Seorang kiai memang ”wajib” memiliki sense of humor, baik dalam konteks kepekaan dan keahlian untuk melontarkan humor, maupun dalam rangka menertawakan diri sendiri, agar terhindar dari sikap takabur. Di dunia pesantren, selain merupakan bagian dari karakter kearifan yang khas, humor juga merupakan kiat tersendiri; terutama sebagai siasat agar suasana tidak monoton, tegang, dan sumpek. Sikap ini tentu berkaitan dengan tugas kiai di bidang dakwah, agar lebih mudah diterima oleh masyarakat. Inilah mengapa, humor bisa menjad oase maupun katarsis masyarakat untuk melepaskan diri dari belenggu ketegangan hidup.

Para pemimpin dunia, yang berpikir besar dan memiliki wawasan kenegaraan, bisa dipastikan punya sense of humor yang tinggi. Churchill, Nehru, Soekarno, adalah di antaranya. Di dunia Islam sendiri, khalifah Harun Arrasyid juga dikenal memiliki cita rasa humor yang tinggi. Khusus nama terakhir, memiliki punakawan eksentrik bernama Abunawas. Ia cerdik, lugu, legawa, luhur, dan tentu saja kocak. Abunawas-lah yang dalam kisah-kisah folklore, bisa leluasa menyindir, mengkritik, dan berani menertawakan sang khalifah bijak itu. Di dunia pewayangan kita, sosok Semar, Gareng, Petruk, dan Bagong “bertugas” mencairkan ketegangan di istana. Ya, seorang pemimpin bisa bersi-kap adigang adigung adiguna, manakala tidak memiliki sense of humor.

Dari fungsinya, humor merupakan mekanisme penyalur dari apa yang disebut Arthur Koestler kandungan sifat agresif dan defensif dalam jiwa manusia. Agar kandungan defensif ini tidak tercetus dalam tindakan yang destruktif, ia harus disalurkan lewat humor. Untuk itulah Immanuel Kant menyebut humor sebagai sumber kekuatan yang memberi pengaruh kuat dalam mencairkan manusia dari ketegangan.

Abunawas Modern

Setiap kali kritik menghantam Gus Dur, selalu saja ada jawaban spontan yang tak terduga, yang membut pendengarnya tergelak. Sehingga, M Lukman Hakim, praktisi suf-istik itu, menjuluki Gus Dur sebagai Kiai Super Khos di Bidang Humorologi. Pakar ke-lirumologi Jaya Suprana, malah melekatkan gelar Doktor Humoris Causa, setelah berkali-kali Gus Dur mendapatkan gelar doktor honoris causa dari berbagai universitas di dunia.

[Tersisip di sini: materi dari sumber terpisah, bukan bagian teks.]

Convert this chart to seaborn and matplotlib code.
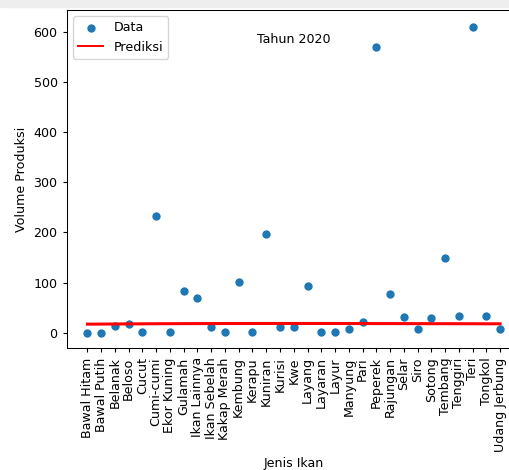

Sikap humoris Gus Dur, harus dilihat dalam konteks pengereman diri agar tak terjebak sikap mengangungkan diri sendiri. Hal ini bisa dilihat dari keterbukaan dirinya menerima siapapun, tanpa membedakan latarbelakangnya. Melalui humor cerdasnya, Gus Dur bisa melontarkan kritik sosial-politik tanpa beban, sekaligus menjadikan dirinya ba-han lawakan. Melalui humor Gus Dur, pula kita bisa terhibur di tengah kondisi bangsa yang memiliki trauma politik-ideologis maupun krisis spiritual.

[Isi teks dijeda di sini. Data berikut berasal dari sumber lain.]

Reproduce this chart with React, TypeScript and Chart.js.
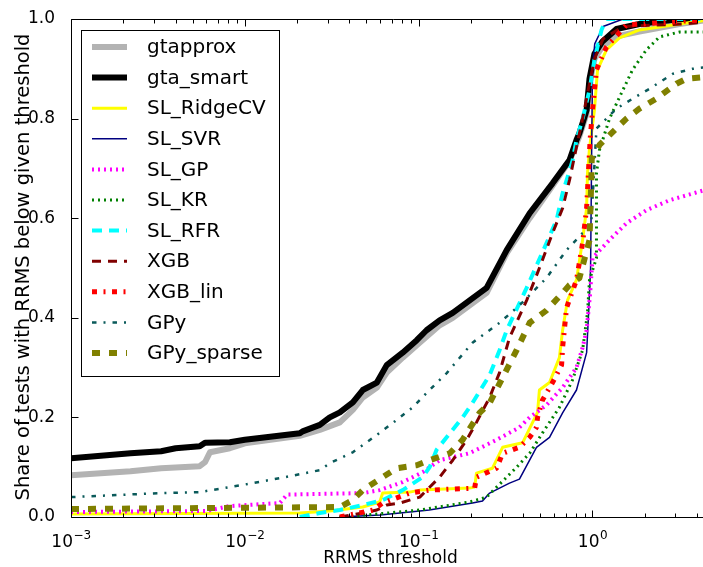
import React, { useEffect, useRef } from "react";
import { Chart, registerables } from "chart.js";

Chart.register(...registerables);

const FONT = "'DejaVu Sans', sans-serif";

// ---- data (x = RRMS threshold, y = share of tests) ----
const X_MIN = 0.001;
const X_MAX = 5;
const X_MAJOR_TICKS = [0.001, 0.01, 0.1, 1];
const X_TICK_EXPONENTS = ["\u22123", "\u22122", "\u22121", "0"];
const Y_TICKS = [0, 0.2, 0.4, 0.6, 0.8, 1.0];
const X_TITLE = "RRMS threshold";
const Y_TITLE = "Share of tests with RRMS below given threshold";

const GTAPPROX: [number, number][] = [
  [0.001, 0.084], [0.0022, 0.092], [0.0033, 0.098], [0.0055, 0.102], [0.0059, 0.11], [0.0063, 0.13],
  [0.0082, 0.138], [0.01, 0.148], [0.0207, 0.163], [0.027, 0.175], [0.0352, 0.19], [0.0418, 0.215],
  [0.0477, 0.24], [0.0575, 0.26], [0.0655, 0.29], [0.0809, 0.32], [0.0975, 0.345], [0.132, 0.385],
  [0.157, 0.4], [0.246, 0.45], [0.321, 0.53], [0.435, 0.6], [0.589, 0.665], [0.738, 0.715],
  [0.841, 0.765], [0.925, 0.81], [0.961, 0.87], [1.026, 0.92], [1.141, 0.945], [1.374, 0.965],
  [1.862, 0.975], [3.17, 0.99], [5, 1.0],
];
const GTA_SMART: [number, number][] = [
  [0.001, 0.118], [0.0022, 0.128], [0.0033, 0.132], [0.004, 0.138], [0.0055, 0.142], [0.0059, 0.149],
  [0.0082, 0.15], [0.01, 0.155], [0.0207, 0.168], [0.0215, 0.172], [0.027, 0.185], [0.0308, 0.2],
  [0.0352, 0.21], [0.0418, 0.23], [0.0477, 0.255], [0.0575, 0.27], [0.0655, 0.305], [0.0809, 0.33],
  [0.0975, 0.355], [0.111, 0.375], [0.132, 0.395], [0.157, 0.41], [0.246, 0.46], [0.321, 0.536],
  [0.435, 0.61], [0.589, 0.67], [0.738, 0.717], [0.809, 0.757], [0.841, 0.771], [0.925, 0.817],
  [0.961, 0.88], [1.026, 0.93], [1.141, 0.955], [1.374, 0.98], [1.862, 0.99], [3.17, 1.0], [5, 1.0],
];
const SL_RIDGECV: [number, number][] = [
  [0.001, 0.006], [0.0207, 0.008], [0.0308, 0.012], [0.0477, 0.02], [0.0597, 0.03], [0.0621, 0.048],
  [0.0887, 0.05], [0.1015, 0.054], [0.196, 0.058], [0.21, 0.06], [0.215, 0.088], [0.266, 0.098],
  [0.304, 0.14], [0.396, 0.149], [0.435, 0.178], [0.483, 0.21], [0.495, 0.255], [0.566, 0.27],
  [0.645, 0.32], [0.673, 0.375], [0.718, 0.435], [0.809, 0.476], [0.877, 0.556], [0.925, 0.62],
  [0.936, 0.69], [0.961, 0.74], [1.026, 0.817], [1.069, 0.898], [1.203, 0.938], [1.43, 0.962],
  [1.862, 0.978], [2.9, 0.988], [5, 1.0],
];
const SL_SVR: [number, number][] = [
  [0.035, 0], [0.06, 0.004], [0.1015, 0.012], [0.115, 0.014], [0.204, 0.028], [0.233, 0.032],
  [0.256, 0.048], [0.333, 0.068], [0.38, 0.076], [0.476, 0.14], [0.566, 0.16], [0.673, 0.209],
  [0.809, 0.255], [0.925, 0.33], [0.95, 0.41], [0.975, 0.5], [0.99, 0.75], [1.0, 0.9],
  [1.03, 0.95], [1.15, 0.985], [1.5, 1.0], [5, 1.0],
];
const SL_GP: [number, number][] = [
  [0.001, 0.01], [0.006, 0.012], [0.0082, 0.022], [0.0159, 0.028], [0.0175, 0.045], [0.0477, 0.048],
  [0.0597, 0.054], [0.0809, 0.07], [0.1055, 0.09], [0.132, 0.114], [0.196, 0.128], [0.281, 0.155],
  [0.38, 0.18], [0.435, 0.2], [0.544, 0.225], [0.673, 0.26], [0.809, 0.3], [0.877, 0.34],
  [0.925, 0.375], [0.97, 0.45], [1.0, 0.52], [1.25, 0.556], [1.57, 0.59], [2.04, 0.616],
  [2.77, 0.636], [5, 0.662],
];
const SL_KR: [number, number][] = [
  [0.035, 0], [0.05, 0.004], [0.1015, 0.014], [0.196, 0.03], [0.246, 0.04], [0.281, 0.06],
  [0.366, 0.1], [0.435, 0.128], [0.516, 0.169], [0.645, 0.22], [0.767, 0.275], [0.877, 0.335],
  [0.936, 0.41], [0.961, 0.476], [1.054, 0.52], [1.054, 0.69], [1.097, 0.737], [1.253, 0.8],
  [1.43, 0.843], [1.7, 0.898], [2.04, 0.938], [2.43, 0.964], [3.17, 0.974], [5, 0.974],
];
const SL_RFR: [number, number][] = [
  [0.0207, 0], [0.027, 0.008], [0.0352, 0.014], [0.0477, 0.024], [0.0621, 0.034], [0.0809, 0.054],
  [0.1055, 0.08], [0.1156, 0.1], [0.1268, 0.135], [0.157, 0.175], [0.179, 0.2], [0.204, 0.229],
  [0.256, 0.285], [0.292, 0.335], [0.321, 0.375], [0.418, 0.46], [0.544, 0.55], [0.621, 0.596],
  [0.673, 0.65], [0.767, 0.715], [0.809, 0.757], [0.877, 0.8], [0.961, 0.857], [1.026, 0.918],
  [1.127, 0.978], [1.2, 1.0], [5, 1.0],
];
const XGB: [number, number][] = [
  [0.0352, 0], [0.0477, 0.008], [0.0575, 0.014], [0.0655, 0.024], [0.0778, 0.028], [0.1015, 0.04],
  [0.132, 0.08], [0.157, 0.114], [0.189, 0.155], [0.215, 0.19], [0.256, 0.24], [0.292, 0.29],
  [0.333, 0.36], [0.418, 0.435], [0.495, 0.5], [0.589, 0.57], [0.673, 0.62], [0.738, 0.677],
  [0.809, 0.743], [0.877, 0.8], [0.961, 0.87], [1.026, 0.92], [1.15, 0.96], [1.5, 0.985],
  [3.3, 0.99], [5, 0.995],
];
const XGB_LIN: [number, number][] = [
  [0.0352, 0], [0.0545, 0.014], [0.0621, 0.028], [0.0887, 0.048], [0.1156, 0.054], [0.21, 0.058],
  [0.215, 0.08], [0.281, 0.098], [0.304, 0.128], [0.38, 0.14], [0.435, 0.16], [0.476, 0.18],
  [0.483, 0.2], [0.516, 0.235], [0.589, 0.27], [0.664, 0.305], [0.673, 0.34], [0.709, 0.42],
  [0.809, 0.476], [0.877, 0.55], [0.925, 0.62], [0.95, 0.7], [0.97, 0.76], [1.0, 0.817],
  [1.054, 0.898], [1.203, 0.944], [1.567, 0.988], [1.94, 0.99], [5, 1.0],
];
const GPY: [number, number][] = [
  [0.001, 0.04], [0.00325, 0.048], [0.0055, 0.05], [0.0096, 0.064], [0.0159, 0.078], [0.027, 0.094],
  [0.0308, 0.108], [0.0418, 0.13], [0.0597, 0.169], [0.0748, 0.195], [0.0924, 0.22], [0.111, 0.249],
  [0.145, 0.289], [0.204, 0.35], [0.292, 0.39], [0.38, 0.425], [0.544, 0.48], [0.709, 0.536],
  [0.877, 0.57], [0.98, 0.58], [1.054, 0.78], [1.374, 0.82], [1.7, 0.84], [2.13, 0.86],
  [2.9, 0.89], [3.76, 0.9], [5, 0.905],
];
const GPY_SPARSE: [number, number][] = [
  [0.001, 0.016], [0.0352, 0.02], [0.0418, 0.034], [0.0477, 0.054], [0.0621, 0.08], [0.0748, 0.098],
  [0.0975, 0.104], [0.1156, 0.114], [0.151, 0.128], [0.179, 0.155], [0.224, 0.209], [0.256, 0.229],
  [0.304, 0.28], [0.366, 0.335], [0.435, 0.39], [0.544, 0.415], [0.673, 0.45], [0.738, 0.466],
  [0.841, 0.48], [0.961, 0.556], [0.987, 0.69], [0.99, 0.72], [1.097, 0.747], [1.253, 0.767],
  [1.567, 0.8], [1.862, 0.82], [2.33, 0.84], [3.04, 0.87], [3.47, 0.88], [5, 0.885],
];

const SERIES_NAMES = [
  "gtapprox", "gta_smart", "SL_RidgeCV", "SL_SVR", "SL_GP", "SL_KR",
  "SL_RFR", "XGB", "XGB_lin", "GPy", "GPy_sparse",
];
const SERIES_DATA = [
  GTAPPROX, GTA_SMART, SL_RIDGECV, SL_SVR, SL_GP, SL_KR,
  SL_RFR, XGB, XGB_LIN, GPY, GPY_SPARSE,
];

// ---- styles ----
const SERIES_STYLE: { color: string; width: number; dash: number[] }[] = [
  { color: "#b3b3b3", width: 6, dash: [] },
  { color: "#000000", width: 6, dash: [] },
  { color: "#ffff00", width: 3, dash: [] },
  { color: "#000080", width: 1.5, dash: [] },
  { color: "#ff00ff", width: 4, dash: [2, 4] },
  { color: "#008000", width: 3, dash: [2, 4] },
  { color: "#00ffff", width: 4, dash: [10, 7] },
  { color: "#800000", width: 3, dash: [9, 7] },
  { color: "#ff0000", width: 5, dash: [5, 6.5, 2, 6.5] },
  { color: "#0a5a5a", width: 2.5, dash: [4.5, 7, 2, 7] },
  { color: "#808000", width: 6, dash: [8, 9] },
];

const framePlugin = {
  id: "mplFrame",
  afterDatasetsDraw(chart: any) {
    const ctx: CanvasRenderingContext2D = chart.ctx;
    const lx = 81.5, ly = 30.5, lw = 198, lh = 346;
    ctx.save();
    ctx.fillStyle = "#ffffff";
    ctx.fillRect(lx, ly, lw, lh);
    ctx.strokeStyle = "#000000";
    ctx.lineWidth = 1;
    ctx.strokeRect(lx, ly, lw, lh);
    chart.data.datasets.forEach((ds: any, i: number) => {
      const cy = 47 + i * 30.6;
      ctx.beginPath();
      ctx.strokeStyle = ds.borderColor;
      ctx.lineWidth = ds.borderWidth;
      ctx.lineCap = "butt";
      ctx.setLineDash(ds.borderDash || []);
      ctx.moveTo(92, cy);
      ctx.lineTo(127, cy);
      ctx.stroke();
      ctx.setLineDash([]);
      ctx.fillStyle = "#000000";
      ctx.font = `20px ${FONT}`;
      ctx.textBaseline = "middle";
      ctx.textAlign = "left";
      ctx.fillText(ds.label, 147, cy + 1);
    });
    ctx.restore();
  },
  afterDraw(chart: any) {
    const ctx: CanvasRenderingContext2D = chart.ctx;
    const { left, right, top, bottom } = chart.chartArea;
    const xs = chart.scales.x;
    const ys = chart.scales.y;
    ctx.save();
    ctx.strokeStyle = "#000000";
    ctx.lineWidth = 1;
    ctx.setLineDash([]);
    const seg = (x1: number, y1: number, x2: number, y2: number) => {
      ctx.beginPath();
      ctx.moveTo(x1, y1);
      ctx.lineTo(x2, y2);
      ctx.stroke();
    };
    const L = Math.round(left) + 0.5;
    const B = Math.round(bottom) + 0.5;
    const T = Math.round(top) + 0.5;
    seg(L, T, right + 5, T);
    seg(L, B, right + 5, B);
    seg(L, T, L, B);
    for (let e = -3; e <= 0; e++) {
      for (let k = 1; k <= 9; k++) {
        const v = k * Math.pow(10, e);
        if (v < X_MIN || v > X_MAX) continue;
        const px = Math.round(xs.getPixelForValue(v)) + 0.5;
        const len = k === 1 ? 7 : 4;
        seg(px, B, px, B - len);
        seg(px, T, px, T + len);
      }
    }
    for (const v of Y_TICKS) {
      const py = Math.round(ys.getPixelForValue(v)) + 0.5;
      seg(L, py, L + 7, py);
    }
    // x tick labels as 10 with a raised exponent
    ctx.fillStyle = "#000000";
    ctx.textBaseline = "alphabetic";
    ctx.textAlign = "left";
    X_MAJOR_TICKS.forEach((v, i) => {
      const px = xs.getPixelForValue(v);
      ctx.font = `17px ${FONT}`;
      const wBase = ctx.measureText("10").width;
      ctx.font = `12px ${FONT}`;
      const wExp = ctx.measureText(X_TICK_EXPONENTS[i]).width;
      const x0 = px - (wBase + wExp) / 2;
      const baseY = bottom + 30;
      ctx.font = `17px ${FONT}`;
      ctx.fillText("10", x0, baseY);
      ctx.font = `12px ${FONT}`;
      ctx.fillText(X_TICK_EXPONENTS[i], x0 + wBase + 0.5, baseY - 8);
    });
    // axis titles
    ctx.font = `17px ${FONT}`;
    ctx.textAlign = "center";
    ctx.textBaseline = "alphabetic";
    ctx.fillText(X_TITLE, (left + right) / 2 - 2, 563);
    ctx.save();
    ctx.translate(29, (top + bottom) / 2 - 1);
    ctx.rotate(-Math.PI / 2);
    ctx.font = `19.5px ${FONT}`;
    ctx.fillText(Y_TITLE, 0, 0);
    ctx.restore();
    ctx.restore();
  },
};

export default function App() {
  const ref = useRef<HTMLCanvasElement>(null);
  useEffect(() => {
    document.body.style.margin = "0";
    const canvas = ref.current!;
    const chart = new Chart(canvas, {
      type: "line",
      data: {
        datasets: SERIES_NAMES.map((name, i) => ({
          label: name,
          data: SERIES_DATA[i].map(([x, y]) => ({ x, y })),
          borderColor: SERIES_STYLE[i].color,
          backgroundColor: SERIES_STYLE[i].color,
          borderWidth: SERIES_STYLE[i].width,
          borderDash: SERIES_STYLE[i].dash,
          borderCapStyle: "butt",
          borderJoinStyle: "round",
          pointRadius: 0,
          tension: 0,
          fill: false,
          order: SERIES_NAMES.length - i,
        })),
      },
      plugins: [framePlugin],
      options: {
        animation: false,
        responsive: false,
        devicePixelRatio: 1,
        layout: { padding: { left: 0, right: 0, top: 19, bottom: 0 } },
        plugins: { legend: { display: false }, tooltip: { enabled: false } },
        scales: {
          x: {
            type: "logarithmic",
            min: X_MIN,
            max: X_MAX,
            grid: { display: false },
            border: { display: false },
            afterBuildTicks: (scale: any) => {
              scale.ticks = X_MAJOR_TICKS.map((v) => ({ value: v }));
            },
            afterFit: (scale: any) => {
              scale.height = 50;
            },
            ticks: { display: false },
            title: { display: false },
          },
          y: {
            type: "linear",
            min: 0,
            max: 1,
            grid: { display: false },
            border: { display: false },
            afterBuildTicks: (scale: any) => {
              scale.ticks = Y_TICKS.map((v) => ({ value: v }));
            },
            afterFit: (scale: any) => {
              scale.width = 71;
            },
            ticks: {
              padding: 8,
              color: "#000",
              font: { family: FONT, size: 17 },
              callback: (v: any) => Number(v).toFixed(1),
            },
            title: { display: false },
          },
        },
      } as any,
    });
    return () => chart.destroy();
  }, []);
  return (
    <div style={{ width: 703, height: 567, overflow: "hidden", position: "relative", background: "#fff" }}>
      <canvas ref={ref} width={714} height={567} style={{ display: "block", width: 714, height: 567 }} />
    </div>
  );
}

Tanpa kita sadari, Gus Dur telah menerapkan politik Abunawas. Jika kehidupan dianggap mempermainkan manusia, tidak bagi Abunawas. Ia malah mempermainkan ke-hidupan dan menyikapinya secara jenaka. Maka, wajar jika Abunawas menjadi referensi katarsis tatkala kepengapan sosial politik dan ekonomi menyekap masyarakat. Sosok Abunawas bukanlah sosok yang “kurang waras” dan kontroversial, sebab dia mendekati setiap masalah dari sudut pandang masalah itu sendiri. Maka ia bebas dari belenggu perasaan takut dan khawatir, sehingga ia tampak lebih kuat dibandingkan dengan orang lain.

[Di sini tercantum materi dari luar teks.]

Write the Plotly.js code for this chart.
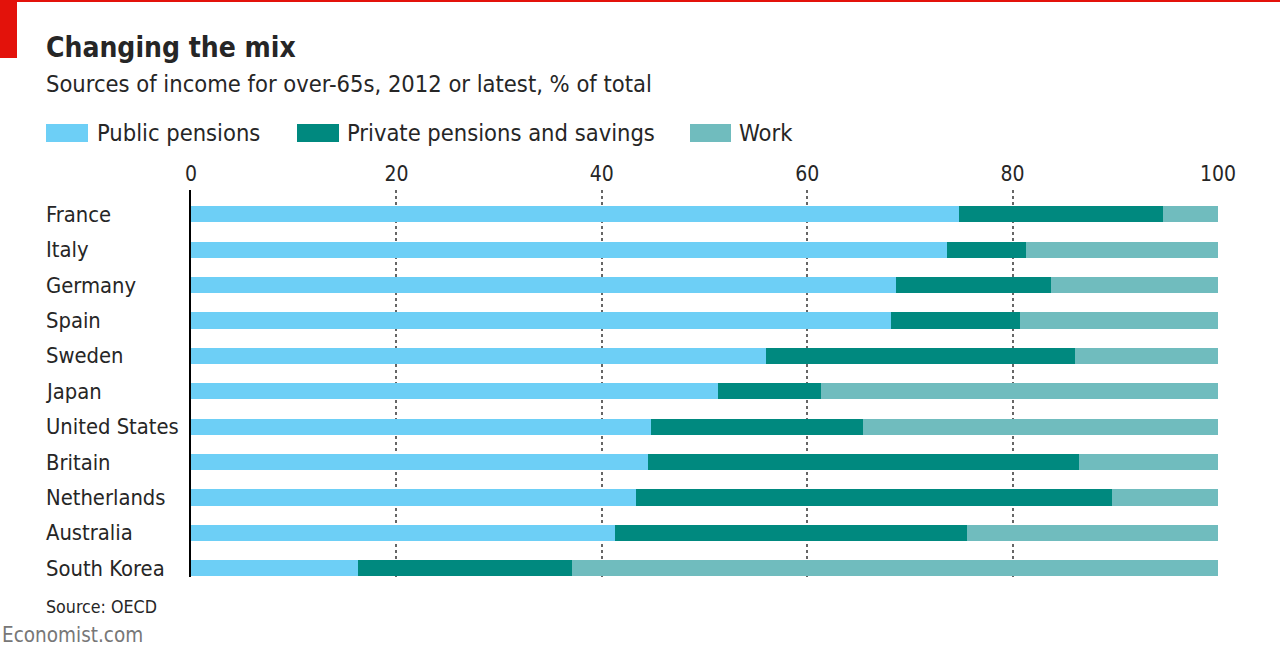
<!DOCTYPE html>
<html>
<head>
<meta charset="utf-8">
<script src="https://cdn.plot.ly/plotly-3.0.1.min.js"></script>
<style>
  html, body { margin: 0; padding: 0; background: #fff; }
  #chart { width: 1280px; height: 657px; }
</style>
</head>
<body>
<div id="chart"></div>
<script>
const countries = ["France", "Italy", "Germany", "Spain", "Sweden", "Japan", "United States", "Britain", "Netherlands", "Australia", "South Korea"];
const publicPensions = [74.8, 73.6, 68.6, 68.2, 56.0, 51.3, 44.8, 44.5, 43.3, 41.3, 16.3];
const privatePensions = [19.8, 7.7, 15.1, 12.5, 30.1, 10.0, 20.6, 42.0, 46.4, 34.3, 20.8];
const work = [5.4, 18.7, 16.3, 19.3, 13.9, 38.7, 34.6, 13.5, 10.3, 24.4, 62.9];
const seriesNames = ["Public pensions", "Private pensions and savings", "Work"];
const tickValues = [0, 20, 40, 60, 80, 100];
const colors = ["#6dcff6", "#00897f", "#70bcbe"];

const FONT = "'Liberation Sans Narrow', 'DejaVu Sans Condensed', 'Open Sans', sans-serif";
const TEXT = "#262626";

const series = [publicPensions, privatePensions, work];
const traces = series.map((vals, i) => ({
  type: "bar",
  orientation: "h",
  name: seriesNames[i],
  y: countries,
  x: vals,
  marker: { color: colors[i], line: { width: 0 } },
  width: 0.46,
  hoverinfo: "name+x",
  showlegend: false
}));

const annotations = [];
// Left-aligned category labels
countries.forEach(c => {
  annotations.push({
    xref: "paper", yref: "y", x: -0.143, y: c, text: c,
    xanchor: "left", yanchor: "middle", showarrow: false,
    font: { family: FONT, size: 21.8, color: TEXT }
  });
});

// Title & subtitle
annotations.push({
  xref: "paper", yref: "paper", x: -0.143, y: 1.369, xanchor: "left", yanchor: "middle",
  text: "<b>Changing the mix</b>", showarrow: false,
  font: { family: FONT, size: 28, color: TEXT }
});
annotations.push({
  xref: "paper", yref: "paper", x: -0.143, y: 1.274, xanchor: "left", yanchor: "middle",
  text: "Sources of income for over-65s, 2012 or latest, % of total", showarrow: false,
  font: { family: FONT, size: 23.5, color: TEXT }
});
// Source
annotations.push({
  xref: "paper", yref: "paper", x: -0.143, y: -0.078, xanchor: "left", yanchor: "middle",
  text: "Source: OECD", showarrow: false,
  font: { family: FONT, size: 17.7, color: TEXT }
});
annotations.push({
  xref: "paper", yref: "paper", x: -0.186, y: -0.15, xanchor: "left", yanchor: "middle",
  text: "Economist.com", showarrow: false,
  font: { family: FONT, size: 20.5, color: "#777" }
});

// Legend (custom)
const plotL = 191, plotR = 1218, plotT = 190, plotB = 577;
const pxX = px => (px - plotL) / (plotR - plotL);
const pxY = py => (plotB - py) / (plotB - plotT);
const legendItems = [
  { x0: 46, x1: 88, tx: 95 },
  { x0: 297, x1: 339, tx: 345 },
  { x0: 690, x1: 731, tx: 737 }
];
const shapes = [];
legendItems.forEach((it, i) => {
  shapes.push({
    type: "rect", xref: "paper", yref: "paper",
    x0: pxX(it.x0), x1: pxX(it.x1), y0: pxY(142), y1: pxY(124),
    fillcolor: colors[i], line: { width: 0 }
  });
  annotations.push({
    xref: "paper", yref: "paper", x: pxX(it.tx), y: pxY(133),
    xanchor: "left", yanchor: "middle", text: seriesNames[i], showarrow: false,
    font: { family: FONT, size: 23.5, color: TEXT }
  });
});
// Red top line and corner block
shapes.push({
  type: "rect", xref: "paper", yref: "paper",
  x0: pxX(0), x1: pxX(1280), y0: pxY(2), y1: pxY(0),
  fillcolor: "#e3120b", line: { width: 0 }
});
shapes.push({
  type: "rect", xref: "paper", yref: "paper",
  x0: pxX(0), x1: pxX(17), y0: pxY(58), y1: pxY(0),
  fillcolor: "#e3120b", line: { width: 0 }
});

const layout = {
  width: 1280, height: 657,
  margin: { l: plotL, r: 1280 - plotR, t: plotT, b: 657 - plotB, pad: 0 },
  paper_bgcolor: "#fff", plot_bgcolor: "#fff",
  barmode: "stack",
  bargap: 0.5,
  showlegend: false,
  font: { family: FONT, color: TEXT },
  xaxis: {
    range: [0, 100], side: "top", tickvals: tickValues, ticktext: tickValues.map(String),
    showgrid: true, gridcolor: "#666", griddash: "dot", gridwidth: 2,
    zeroline: false, showline: false, ticks: "", ticklen: 0, ticklabelstandoff: 4,
    tickfont: { family: FONT, size: 21, color: TEXT }, fixedrange: true
  },
  yaxis: {
    type: "category", categoryorder: "array", categoryarray: countries,
    range: [10.246, -0.686], showticklabels: false, showgrid: false,
    zeroline: false, showline: true, linecolor: "#000", linewidth: 2, ticks: "",
    fixedrange: true
  },
  annotations: annotations,
  shapes: shapes
};

Plotly.newPlot("chart", traces, layout, { displayModeBar: false, staticPlot: true });
</script>
</body>
</html>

Dan, sosok Abunawas tampaknya menjelma pada diri Gus Dur yang selama menjabat sebagai presiden memporakporandakan nilai-nilai politik yang selama ini dianggap “sakral”. Maka, ia melakukan demiliterisasi, desakralisasi kekuasaan, dan deformalisasi kepresidenan. Bisa jadi, bagi seorang doktor humoris causa seperti Gus Dur, humor adalah politik, dan politik adalah humor yang lain. Ah, gitu aja kok repot!